Darin kommt das gesetzgeberische Anliegen zum Ausdruck, dem Gericht einen breiten Ermessensspielraum einzuräumen. Die den Einzelfall prägenden Einflüsse und Umstände sollen auf diese Weise stärker berücksichtigt werden können.

 

Praxishinweis:
Der Ermessensspielraum birgt auch eine Chance für den anwaltlichen Vertreter. Er kann schon im Vorfeld der gerichtlichen Verfahrenswertbestimmung auf Besonderheiten hinweisen, wenn eine Ermessensausübung durch das Gericht in Betracht kommt. Nutzen Sie diese Möglichkeit, indem Sie von der Aufnahme des Mandats bis zur Festsetzung des Verfahrenswerts zu den konkreten Umständen des Einzelfalls vortragen!

 

Ehesachen und Lebenspartnerschaftssachen

Die Regelung zum Verfahrenswert in § 43 FamGKG entspricht der bisherigen Bestimmung in § 48 Abs. 2 und 3 Sätze 1 und 2 GKG. Zugleich gilt über § 5 Nr. 1 FamGKG der neue § 43 FamGKG auch für Verfahren, die die Aufhebung der Lebenspartnerschaft aufgrund des Lebenspartnerschaftsgesetzes gemäß § 269 Abs. 1 Nr. 1 FamFG zum Gegenstand haben. Für die Berechnung des Verfahrenswerts kommt es gemäß § 34 FamGKG auf den Zeitpunkt der den jeweiligen Verfahrensgegenstand betreffenden ersten Antragstellung an.

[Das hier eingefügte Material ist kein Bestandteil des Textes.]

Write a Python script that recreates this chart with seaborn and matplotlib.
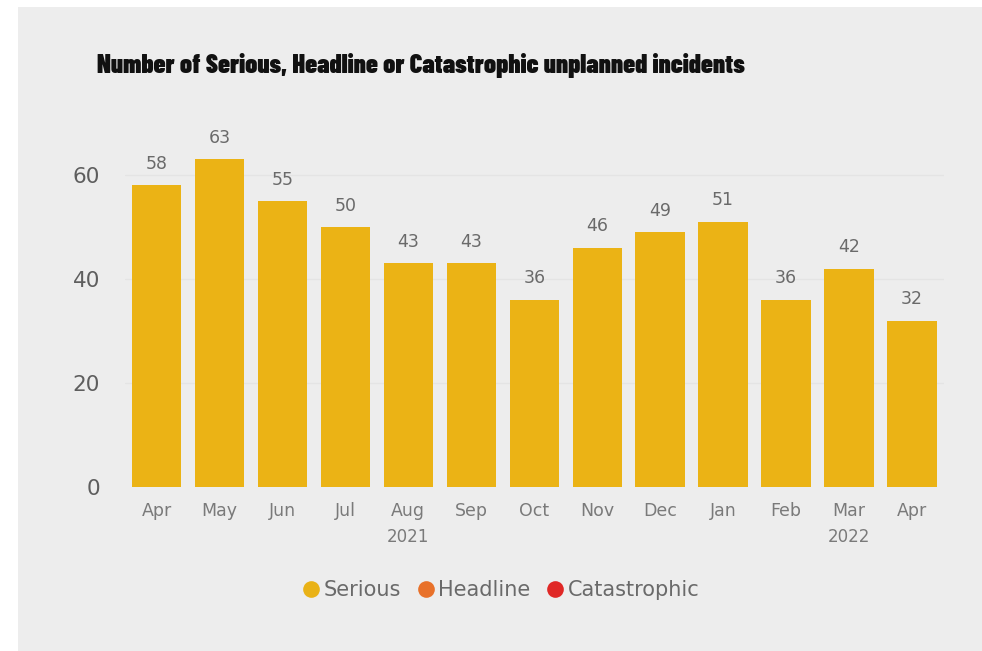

Maßgebend für den Verfahrenswert sind die Einkommens– und Vermögensverhältnisse, die die Ehe bzw. die Lebenspartnerschaft zu Beginn des Verfahrens prägten.

Unterhaltspflichten werden bei der Streitwertberechnung einkommensmindernd berücksichtigt. Aber auch Verbindlichkeiten sind bei der Streitwertbestimmung nach § 43 Abs. 1 FamGKG zu berücksichtigen.

Wenn ein Vermögenswert in die Wertberechnung einfließen soll, ist von dessen Verkehrswert auszugehen. Maßgebend ist der Nettowert, d.h. bestehende Verbindlichkeiten sind abzuziehen. Weiterhin nimmt die Rechtsprechung einen Abzug von Freibeträgen vor, die ihren Ursprung im früheren Vermögenssteuergesetz hatten. Allerdings werden die Freibeträge in unterschiedlicher Höhe angesetzt. Sie variieren in der jüngsten Rechtsprechung zwischen 15.000 € und 60.000 € für jeden Ehegatten. Teilweise setzen die Gerichte darüber hinaus einen weiteren Freibetrag pro Kind an. Eine andere Auffassung geht schließlich dahin, bei der Berechnung des Streit– bzw. Verfahrenswerts der Ehesache im selbst genutzten Eigenheim als Vermögenswert die ersparte Kaltmiete für 3 Monate anzusetzen.